Every degree Fahrenheit you lower the thermostat equates to 1 percent less energy use, which amounts to considerable savings over the course of a year. When used correctly, programmable thermostats reduce heating and cooling bills by 10 to 30 percent. Of course, the same result can be achieved by manually adjusting your thermostats to coincide with your activities, just make sure you remember to do it!

3. Low-flow water hardware

With the current focus on carbon emissions and climate change, we typically equate environmental stability to lower energy use, but fresh water shortage is an equal threat. Installing low-flow hardware for toilets and showers, particularly in drought prone areas, is an inexpensive and easy way to cut water consumption by 50 percent and save as much as $145 per year.

Older toilets use up to 6 gallons of water per flush, the equivalent of an astounding 20.1 gallons per person each day. This makes them the biggest consumer of indoor water. New low-flow toilets are standardized at 1.6 gallons per flush and can save more than 20,000 gallons a year in a 4-member household.

Similarly, low-flow shower heads can decrease water consumption by 40 percent or more while also lowering water heating bills and reducing CO2 emissions. Unlike early versions, new low-flow models are equipped with excellent pressure technology so your shower will be no less satisfying.

4. Energy efficient light bulbs

An average household dedicates about 5 percent of its energy use to lighting, but this value is dropping thanks to new lighting technology. Incandescent bulbs are quickly becoming a thing of the past. These inefficient light sources give off 90 percent of their energy as heat which is not only impractical from a lighting standpoint, but also raises energy bills even further during hot weather.

New LED and compact fluorescent options are far more efficient and longer lasting. Though the upfront costs are higher, the long term environmental and financial benefits are well worth it. Energy efficient light bulbs use as much as 80 percent less energy than traditional incandescent and last 3 to 25 times longer producing savings of about $6 per year per bulb.

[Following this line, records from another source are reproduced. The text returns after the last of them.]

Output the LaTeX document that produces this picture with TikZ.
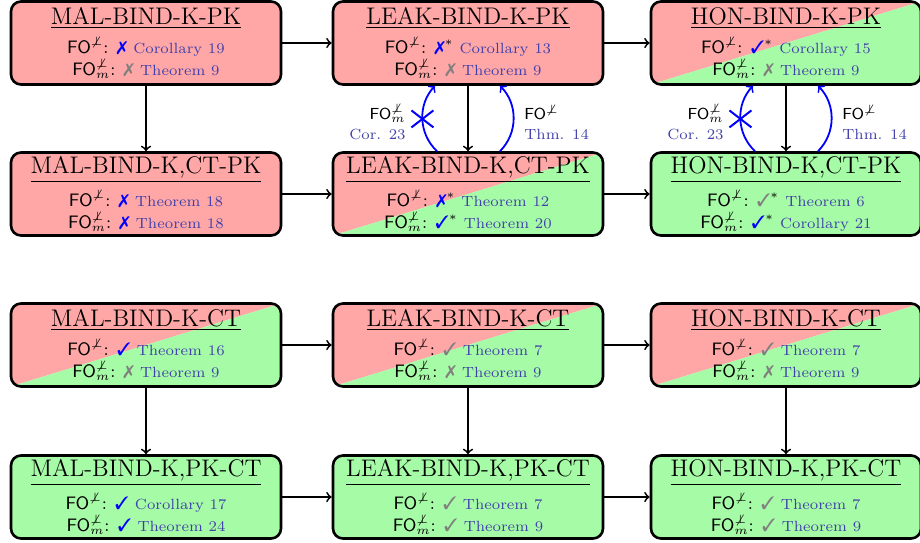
\documentclass[tikz,border=0pt]{standalone}
\usepackage{pifont}
\usetikzlibrary{shapes.misc}

\definecolor{badred}{RGB}{255,166,166}
\definecolor{goodgreen}{RGB}{166,251,166}
\definecolor{refblue}{RGB}{64,64,170}

\newcommand{\fo}{$\mathsf{FO}^{\not\perp}$}
\newcommand{\fom}{$\mathsf{FO}^{\not\perp}_{m}$}
\newcommand{\bno}{\textcolor{blue}{\ding{55}}}
\newcommand{\byes}{\textcolor{blue}{\ding{51}}}
\newcommand{\gno}{\textcolor{gray}{\ding{55}}}
\newcommand{\gyes}{\textcolor{gray}{\ding{51}}}
\newcommand{\reff}[1]{{\fontsize{7.4}{8}\selectfont\textcolor{refblue}{#1}}}

\begin{document}
\begin{tikzpicture}[x=0.5pt,y=-0.5pt,
    box/.style={draw, line width=1.3pt, rounded corners=5pt, minimum width=135pt,
        minimum height=41.5pt, align=center, inner sep=1pt, font=\small},
    bad/.style={box, fill=badred},
    good/.style={box, fill=goodgreen},
    mixed/.style={box, path picture={
        \fill[badred] (path picture bounding box.south west) -- (path picture bounding box.north east)
            -- (path picture bounding box.north west) -- cycle;
        \fill[goodgreen] (path picture bounding box.south west) -- (path picture bounding box.north east)
            -- (path picture bounding box.south east) -- cycle;}},
    imp/.style={->, line width=0.9pt},
    sep/.style={->, blue, line width=0.9pt}]
    \useasboundingbox (0,0) rectangle (920,542);

    % PK rows
    \node[bad] (malpk) at (146,43) {\underline{\large MAL-BIND-K-PK}\\[3.5pt]
        \fo: \bno\ \reff{Corollary 19}\\ \fom: \gno\ \reff{Theorem 9}};
    \node[bad] (leakpk) at (468,43) {\underline{\large LEAK-BIND-K-PK}\\[3.5pt]
        \fo: \bno$^*$ \reff{Corollary 13}\\ \fom: \gno\ \reff{Theorem 9}};
    \node[mixed] (honpk) at (786,43) {\underline{\large HON-BIND-K-PK}\\[3.5pt]
        \fo: \byes$^*$ \reff{Corollary 15}\\ \fom: \gno\ \reff{Theorem 9}};

    \node[bad] (malctpk) at (146,194) {\underline{\large MAL-BIND-K,CT-PK}\\[3pt]
        \fo: \bno\ \reff{Theorem 18}\\ \fom: \bno\ \reff{Theorem 18}};
    \node[mixed] (leakctpk) at (468,194) {\underline{\large LEAK-BIND-K,CT-PK}\\[3pt]
        \fo: \bno$^*$ \reff{Theorem 12}\\ \fom: \byes$^*$ \reff{Theorem 20}};
    \node[good] (honctpk) at (786,194) {\underline{\large HON-BIND-K,CT-PK}\\[3pt]
        \fo: \gyes$^*$ \reff{Theorem 6}\\ \fom: \byes$^*$ \reff{Corollary 21}};

    % CT rows
    \node[mixed] (malct) at (146,345) {\underline{\large MAL-BIND-K-CT}\\[3.5pt]
        \fo: \byes\ \reff{Theorem 16}\\ \fom: \gno\ \reff{Theorem 9}};
    \node[mixed] (leakct) at (468,345) {\underline{\large LEAK-BIND-K-CT}\\[3.5pt]
        \fo: \gyes\ \reff{Theorem 7}\\ \fom: \gno\ \reff{Theorem 9}};
    \node[mixed] (honct) at (786,345) {\underline{\large HON-BIND-K-CT}\\[3.5pt]
        \fo: \gyes\ \reff{Theorem 7}\\ \fom: \gno\ \reff{Theorem 9}};

    \node[good] (malpkct) at (146,497) {\underline{\large MAL-BIND-K,PK-CT}\\[3pt]
        \fo: \byes\ \reff{Corollary 17}\\ \fom: \byes\ \reff{Theorem 24}};
    \node[good] (leakpkct) at (468,497) {\underline{\large LEAK-BIND-K,PK-CT}\\[3pt]
        \fo: \gyes\ \reff{Theorem 7}\\ \fom: \gyes\ \reff{Theorem 9}};
    \node[good] (honpkct) at (786,497) {\underline{\large HON-BIND-K,PK-CT}\\[3pt]
        \fo: \gyes\ \reff{Theorem 7}\\ \fom: \gyes\ \reff{Theorem 9}};

    % implications
    \draw[imp] (malpk) -- (leakpk);
    \draw[imp] (leakpk) -- (honpk);
    \draw[imp] (malctpk) -- (leakctpk);
    \draw[imp] (leakctpk) -- (honctpk);
    \draw[imp] (malpk) -- (malctpk);
    \draw[imp] (leakpk) -- (leakctpk);
    \draw[imp] (honpk) -- (honctpk);

    \draw[imp] (malct) -- (leakct);
    \draw[imp] (leakct) -- (honct);
    \draw[imp] (malpkct) -- (leakpkct);
    \draw[imp] (leakpkct) -- (honpkct);
    \draw[imp] (malct) -- (malpkct);
    \draw[imp] (leakct) -- (leakpkct);
    \draw[imp] (honct) -- (honpkct);

    % separations
    \draw[sep] ([xshift=-15.5pt]leakctpk.north) to[bend left=45]
        node[pos=0.5, cross out, draw, line width=1pt, minimum width=10pt, minimum height=7.5pt, inner sep=0pt] (leakx) {}
        ([xshift=-16.5pt]leakpk.south);
    \draw[sep] ([xshift=16pt]leakctpk.north) to[bend right=45] ([xshift=16pt]leakpk.south);
    \draw[sep] ([xshift=-15.5pt]honctpk.north) to[bend left=45]
        node[pos=0.5, cross out, draw, line width=1pt, minimum width=10pt, minimum height=7.5pt, inner sep=0pt] (honx) {}
        ([xshift=-16.5pt]honpk.south);
    \draw[sep] ([xshift=16pt]honctpk.north) to[bend right=45] ([xshift=16pt]honpk.south);

    \node[anchor=east, align=right, inner sep=0pt] (leakcor) at (406,122)
        {\footnotesize\fom\\[-2pt] \reff{Cor. 23}};
    \node[anchor=west, align=left, inner sep=0pt] (leakthm) at (524,122)
        {\footnotesize\fo\\[-2pt] \reff{Thm. 14}};
    \node[anchor=east, align=right, inner sep=0pt] (honcor) at (724,122)
        {\footnotesize\fom\\[-2pt] \reff{Cor. 23}};
    \node[anchor=west, align=left, inner sep=0pt] (honthm) at (842,122)
        {\footnotesize\fo\\[-2pt] \reff{Thm. 14}};
\end{tikzpicture}
\end{document}
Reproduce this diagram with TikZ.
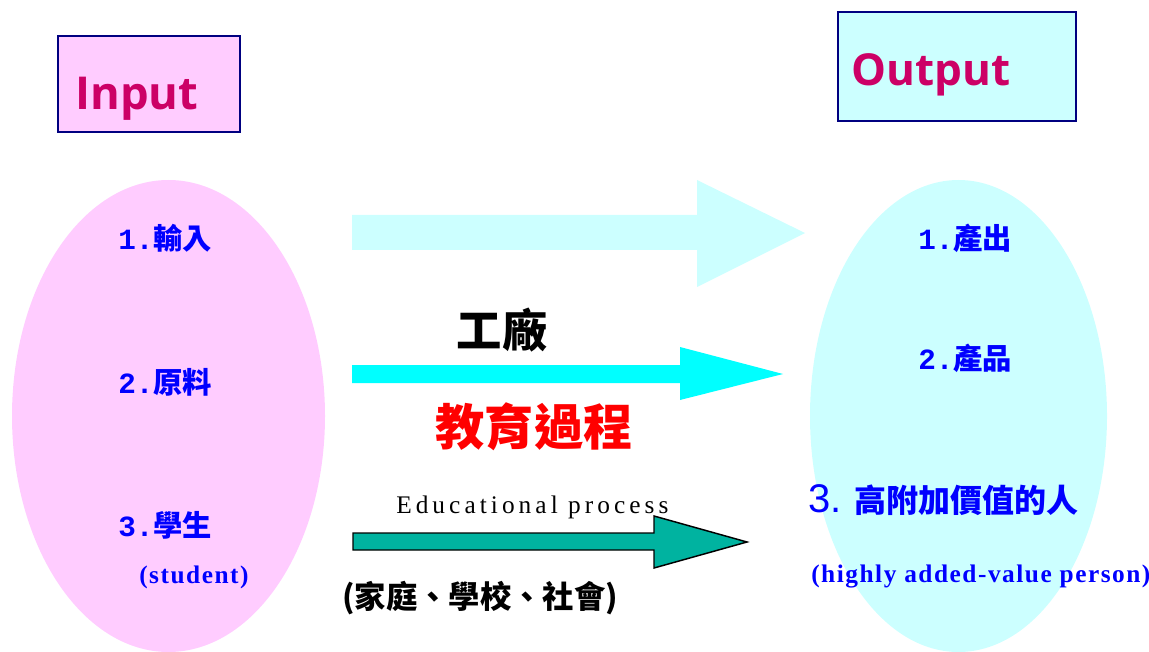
\documentclass[tikz,border=0pt]{standalone}
\usepackage{fontspec}
\usetikzlibrary{shapes.geometric}
\newfontfamily\cjk{Noto Sans CJK TC}
\newfontfamily\labfont{Liberation Mono}
\newfontfamily\headfont{Open Sans}
\newfontfamily\numfont{Liberation Sans}
\newfontfamily\edufont{Liberation Serif}[LetterSpace=16]
\newfontfamily\notefont{Liberation Serif}[LetterSpace=6]
\definecolor{pinkfill}{HTML}{FFCCFF}
\definecolor{palecyan}{HTML}{CCFFFF}
\definecolor{brightcyan}{HTML}{00FFFF}
\definecolor{headred}{HTML}{CC0066}
\definecolor{boxline}{HTML}{000080}
\definecolor{itemblue}{HTML}{0000FF}
\definecolor{tealarrow}{HTML}{00B3A0}
\tikzset{
  headbox/.style={draw=boxline, line width=1.5pt, inner sep=0pt},
  headtxt/.style={text=headred, font=\headfont\bfseries\fontsize{34pt}{40pt}\selectfont, inner sep=0pt, anchor=base west},
  blob/.style={ellipse, draw=none, inner sep=0pt, minimum height=354pt},
  item/.style={text=itemblue, font=\bfseries\fontsize{22pt}{26pt}\selectfont, inner sep=0pt, anchor=west},
  note/.style={text=itemblue, font=\notefont\bfseries\fontsize{19pt}{22pt}\selectfont, inner sep=0pt, anchor=west},
}
\begin{document}
\begin{tikzpicture}[x=0.75pt, y=-0.75pt]
  \useasboundingbox (0,0) rectangle (1149,652);

  % the two sets
  \node[blob, fill=pinkfill, minimum width=234.75pt] (inSet) at (168.5,416) {};
  \node[blob, fill=palecyan, minimum width=222.75pt] (outSet) at (958.5,416) {};

  % headings
  \node[headbox, fill=pinkfill, minimum width=136.5pt, minimum height=72pt] (inBox) at (149,84) {};
  \node[headtxt] (inTxt) at (75,110) {Input};
  \node[headbox, fill=palecyan, minimum width=178.5pt, minimum height=81.75pt] (outBox) at (957,66.5) {};
  \node[headtxt, font=\headfont\bfseries\fontsize{33pt}{40pt}\selectfont] (outTxt) at (851,86) {Output};

  % block arrows
  \fill[palecyan] (352,215) -- (697,215) -- (697,180) -- (805,233)
    -- (697,287) -- (697,250) -- (352,250) -- cycle;
  \fill[brightcyan] (352,365) -- (680,365) -- (680,347) -- (783,374)
    -- (680,400) -- (680,383) -- (352,383) -- cycle;
  \filldraw[fill=tealarrow, draw=black, line width=1.1pt] (353,533) -- (654,533) -- (654,516) -- (747,542)
    -- (654,568) -- (654,550) -- (353,550) -- cycle;

  % input side
  \node[item] (in1) at (118,238) {\labfont 1.\cjk 輸入};
  \node[item] (in2) at (118,382) {\labfont 2.\cjk 原料};
  \node[item] (in3) at (118,525) {\labfont 3.\cjk 學生};
  \node[note] (in3e) at (139,577) {(student)};

  % middle
  \node[inner sep=0pt, font=\cjk\bfseries\fontsize{34pt}{38pt}\selectfont] (plant) at (502,330) {工廠};
  \node[inner sep=0pt, text=red, font=\cjk\bfseries\fontsize{37pt}{42pt}\selectfont] (edu) at (534,427) {教育過程};
  \node[inner sep=0pt, anchor=base west, font=\edufont\fontsize{19pt}{22pt}\selectfont] (eduE) at (396,513) {Educational process};
  \node[inner sep=0pt, font=\cjk\bfseries\fontsize{23.5pt}{26pt}\selectfont] (where) at (480,598) {(家庭、學校、社會)};

  % output side
  \node[item] (out1) at (918,238) {\labfont 1.\cjk 產出};
  \node[item] (out2) at (918,358) {\labfont 2.\cjk 產品};
  \node[item, font=\bfseries\fontsize{24pt}{28pt}\selectfont] (out3) at (808,500)
    {{\numfont\mdseries\fontsize{30pt}{30pt}\selectfont 3.}\hspace{10pt}\cjk 高附加價值的人};
  \node[note] (out3e) at (811,577) {(highly added-value person)};
\end{tikzpicture}
\end{document}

5. Installing solar panels

Adding solar panels may not be the easiest, or least expensive, sustainability upgrade for your home, but it will certainly have the greatest impact on both your energy bills and your environmental footprint. Installing solar panels can run about $15,000 – $20,000 upfront, though a number of government incentives are bringing these numbers down. Alternatively, panels can also be leased for a much lower initial investment.

Once operational, a solar system saves about $600 per year over the course of its 25 to 30-year lifespan, and this figure will grow as energy prices rise. Solar installations require little to no maintenance and increase the value of your home.

From an environmental standpoint, the average five-kilowatt residential system can reduce household CO2 emissions by 15,000 pounds every year. Using your solar system to power an electric vehicle is the ultimate sustainable solution serving to reduce total CO2 emissions by as much as 70%!

These days, being environmentally responsible is the hallmark of a good global citizen and it need not require major sacrifices in regards to your lifestyle or your wallet. In fact, increasing your home’s sustainability is apt to make your residence more livable and save you money in the long run. The five projects listed here are just a few of the easy ways to reduce both your environmental footprint and your energy bills. So, give one or more of them a try; with a small budget and a little know-how, there is no reason you can’t start today.